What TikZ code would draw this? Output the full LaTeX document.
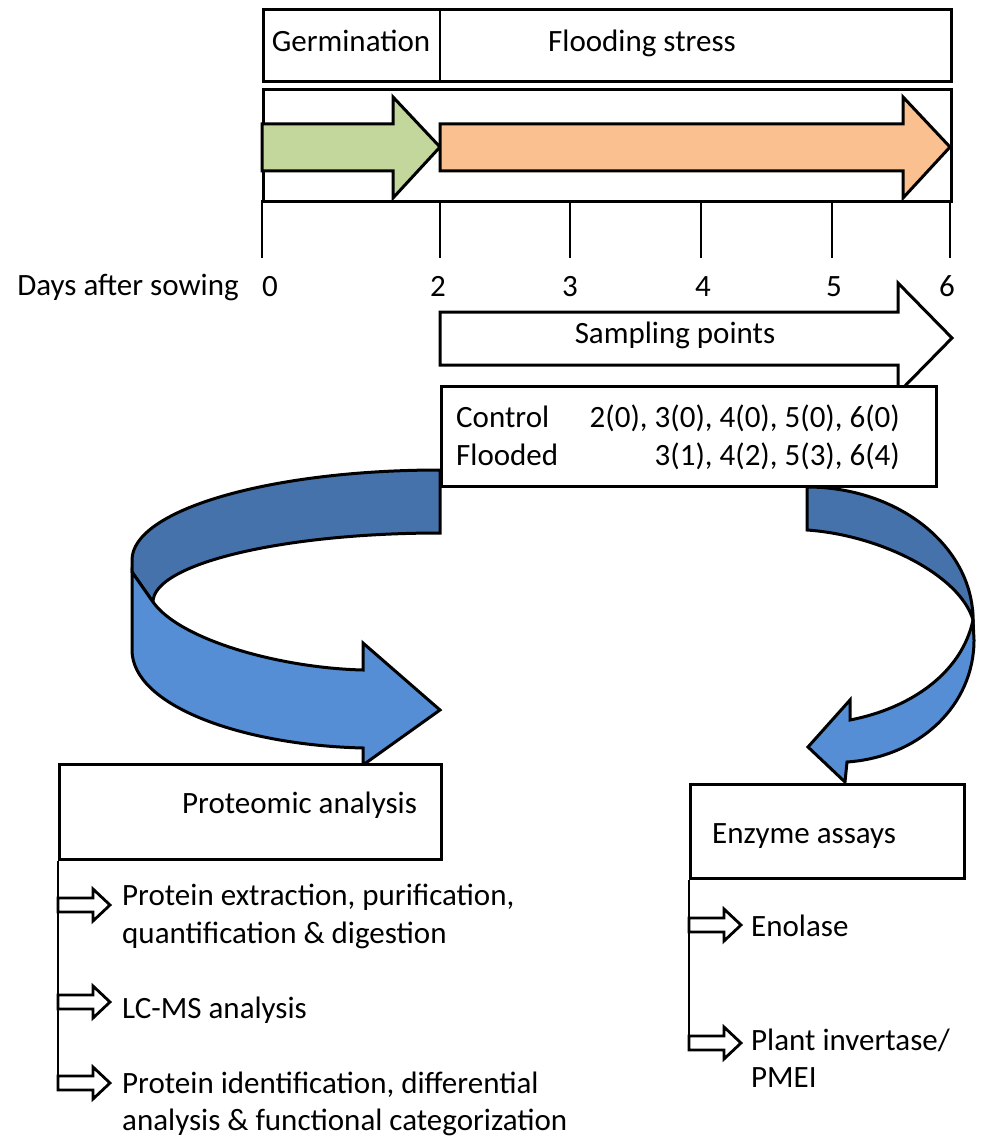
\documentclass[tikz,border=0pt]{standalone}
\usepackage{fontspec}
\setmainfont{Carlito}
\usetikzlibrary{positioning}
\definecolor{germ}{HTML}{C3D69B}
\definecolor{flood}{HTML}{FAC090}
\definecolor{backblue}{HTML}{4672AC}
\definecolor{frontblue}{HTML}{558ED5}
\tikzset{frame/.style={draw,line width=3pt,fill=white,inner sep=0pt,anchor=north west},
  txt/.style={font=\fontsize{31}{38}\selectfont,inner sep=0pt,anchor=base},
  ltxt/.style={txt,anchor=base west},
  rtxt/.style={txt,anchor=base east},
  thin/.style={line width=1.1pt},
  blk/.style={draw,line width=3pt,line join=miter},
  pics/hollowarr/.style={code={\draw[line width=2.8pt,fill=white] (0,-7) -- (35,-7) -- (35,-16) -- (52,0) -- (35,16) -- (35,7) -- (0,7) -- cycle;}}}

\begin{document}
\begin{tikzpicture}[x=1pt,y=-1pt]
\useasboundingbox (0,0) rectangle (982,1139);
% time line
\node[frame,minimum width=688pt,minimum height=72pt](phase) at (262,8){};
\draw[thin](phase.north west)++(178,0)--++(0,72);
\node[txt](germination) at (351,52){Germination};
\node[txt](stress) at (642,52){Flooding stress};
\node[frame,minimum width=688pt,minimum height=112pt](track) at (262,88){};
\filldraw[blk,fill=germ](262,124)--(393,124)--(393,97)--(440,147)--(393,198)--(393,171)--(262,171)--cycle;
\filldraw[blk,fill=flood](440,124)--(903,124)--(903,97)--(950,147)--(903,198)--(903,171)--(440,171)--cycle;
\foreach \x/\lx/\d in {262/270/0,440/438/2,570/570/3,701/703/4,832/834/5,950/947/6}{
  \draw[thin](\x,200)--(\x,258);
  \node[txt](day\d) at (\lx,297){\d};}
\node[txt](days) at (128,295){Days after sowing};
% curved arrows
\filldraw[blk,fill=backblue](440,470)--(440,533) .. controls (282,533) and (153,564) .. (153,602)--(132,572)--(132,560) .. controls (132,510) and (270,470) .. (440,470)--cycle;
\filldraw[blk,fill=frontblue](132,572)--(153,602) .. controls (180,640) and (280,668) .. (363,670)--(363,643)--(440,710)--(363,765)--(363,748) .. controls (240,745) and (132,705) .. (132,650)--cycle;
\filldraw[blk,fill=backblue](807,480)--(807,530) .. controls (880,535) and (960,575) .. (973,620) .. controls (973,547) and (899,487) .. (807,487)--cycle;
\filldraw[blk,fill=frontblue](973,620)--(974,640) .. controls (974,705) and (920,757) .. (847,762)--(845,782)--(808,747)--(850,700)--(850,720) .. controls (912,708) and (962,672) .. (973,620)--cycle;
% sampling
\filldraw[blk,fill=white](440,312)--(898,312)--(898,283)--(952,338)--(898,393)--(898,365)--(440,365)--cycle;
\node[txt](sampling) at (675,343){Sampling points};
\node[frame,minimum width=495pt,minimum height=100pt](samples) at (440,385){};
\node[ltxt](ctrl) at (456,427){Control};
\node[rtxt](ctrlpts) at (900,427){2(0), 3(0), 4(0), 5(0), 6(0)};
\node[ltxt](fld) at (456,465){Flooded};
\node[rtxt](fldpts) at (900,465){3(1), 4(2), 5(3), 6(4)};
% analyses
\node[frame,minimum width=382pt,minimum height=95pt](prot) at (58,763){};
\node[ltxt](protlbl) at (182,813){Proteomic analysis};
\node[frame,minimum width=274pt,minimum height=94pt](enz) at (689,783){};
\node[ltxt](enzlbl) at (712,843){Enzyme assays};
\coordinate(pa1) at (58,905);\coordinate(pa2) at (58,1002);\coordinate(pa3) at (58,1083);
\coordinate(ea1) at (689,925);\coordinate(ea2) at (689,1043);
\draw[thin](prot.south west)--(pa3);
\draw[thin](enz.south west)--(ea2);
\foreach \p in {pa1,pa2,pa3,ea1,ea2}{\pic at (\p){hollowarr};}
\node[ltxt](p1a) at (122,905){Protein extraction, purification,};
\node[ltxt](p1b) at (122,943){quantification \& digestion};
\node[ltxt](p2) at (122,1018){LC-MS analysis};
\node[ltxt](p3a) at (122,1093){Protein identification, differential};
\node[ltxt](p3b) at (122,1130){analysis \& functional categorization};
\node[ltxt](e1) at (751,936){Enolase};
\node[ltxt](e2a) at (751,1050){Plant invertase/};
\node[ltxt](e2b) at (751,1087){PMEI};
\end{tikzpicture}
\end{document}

....

--- Directions ---
Omit each picture, then return all of the listing exactly as it stands.

--- Result for this task ---
What TikZ code would draw this? Output the full LaTeX document.
\documentclass[tikz,border=0pt]{standalone}
\usepackage{fontspec}
\setmainfont{Carlito}
\usetikzlibrary{positioning}
\definecolor{germ}{HTML}{C3D69B}
\definecolor{flood}{HTML}{FAC090}
\definecolor{backblue}{HTML}{4672AC}
\definecolor{frontblue}{HTML}{558ED5}
\tikzset{frame/.style={draw,line width=3pt,fill=white,inner sep=0pt,anchor=north west},
  txt/.style={font=\fontsize{31}{38}\selectfont,inner sep=0pt,anchor=base},
  ltxt/.style={txt,anchor=base west},
  rtxt/.style={txt,anchor=base east},
  thin/.style={line width=1.1pt},
  blk/.style={draw,line width=3pt,line join=miter},
  pics/hollowarr/.style={code={\draw[line width=2.8pt,fill=white] (0,-7) -- (35,-7) -- (35,-16) -- (52,0) -- (35,16) -- (35,7) -- (0,7) -- cycle;}}}

\begin{document}
\begin{tikzpicture}[x=1pt,y=-1pt]
\useasboundingbox (0,0) rectangle (982,1139);
% time line
\node[frame,minimum width=688pt,minimum height=72pt](phase) at (262,8){};
\draw[thin](phase.north west)++(178,0)--++(0,72);
\node[txt](germination) at (351,52){Germination};
\node[txt](stress) at (642,52){Flooding stress};
\node[frame,minimum width=688pt,minimum height=112pt](track) at (262,88){};
\filldraw[blk,fill=germ](262,124)--(393,124)--(393,97)--(440,147)--(393,198)--(393,171)--(262,171)--cycle;
\filldraw[blk,fill=flood](440,124)--(903,124)--(903,97)--(950,147)--(903,198)--(903,171)--(440,171)--cycle;
\foreach \x/\lx/\d in {262/270/0,440/438/2,570/570/3,701/703/4,832/834/5,950/947/6}{
  \draw[thin](\x,200)--(\x,258);
  \node[txt](day\d) at (\lx,297){\d};}
\node[txt](days) at (128,295){Days after sowing};
% curved arrows
\filldraw[blk,fill=backblue](440,470)--(440,533) .. controls (282,533) and (153,564) .. (153,602)--(132,572)--(132,560) .. controls (132,510) and (270,470) .. (440,470)--cycle;
\filldraw[blk,fill=frontblue](132,572)--(153,602) .. controls (180,640) and (280,668) .. (363,670)--(363,643)--(440,710)--(363,765)--(363,748) .. controls (240,745) and (132,705) .. (132,650)--cycle;
\filldraw[blk,fill=backblue](807,480)--(807,530) .. controls (880,535) and (960,575) .. (973,620) .. controls (973,547) and (899,487) .. (807,487)--cycle;
\filldraw[blk,fill=frontblue](973,620)--(974,640) .. controls (974,705) and (920,757) .. (847,762)--(845,782)--(808,747)--(850,700)--(850,720) .. controls (912,708) and (962,672) .. (973,620)--cycle;
% sampling
\filldraw[blk,fill=white](440,312)--(898,312)--(898,283)--(952,338)--(898,393)--(898,365)--(440,365)--cycle;
\node[txt](sampling) at (675,343){Sampling points};
\node[frame,minimum width=495pt,minimum height=100pt](samples) at (440,385){};
\node[ltxt](ctrl) at (456,427){Control};
\node[rtxt](ctrlpts) at (900,427){2(0), 3(0), 4(0), 5(0), 6(0)};
\node[ltxt](fld) at (456,465){Flooded};
\node[rtxt](fldpts) at (900,465){3(1), 4(2), 5(3), 6(4)};
% analyses
\node[frame,minimum width=382pt,minimum height=95pt](prot) at (58,763){};
\node[ltxt](protlbl) at (182,813){Proteomic analysis};
\node[frame,minimum width=274pt,minimum height=94pt](enz) at (689,783){};
\node[ltxt](enzlbl) at (712,843){Enzyme assays};
\coordinate(pa1) at (58,905);\coordinate(pa2) at (58,1002);\coordinate(pa3) at (58,1083);
\coordinate(ea1) at (689,925);\coordinate(ea2) at (689,1043);
\draw[thin](prot.south west)--(pa3);
\draw[thin](enz.south west)--(ea2);
\foreach \p in {pa1,pa2,pa3,ea1,ea2}{\pic at (\p){hollowarr};}
\node[ltxt](p1a) at (122,905){Protein extraction, purification,};
\node[ltxt](p1b) at (122,943){quantification \& digestion};
\node[ltxt](p2) at (122,1018){LC-MS analysis};
\node[ltxt](p3a) at (122,1093){Protein identification, differential};
\node[ltxt](p3b) at (122,1130){analysis \& functional categorization};
\node[ltxt](e1) at (751,936){Enolase};
\node[ltxt](e2a) at (751,1050){Plant invertase/};
\node[ltxt](e2b) at (751,1087){PMEI};
\end{tikzpicture}
\end{document}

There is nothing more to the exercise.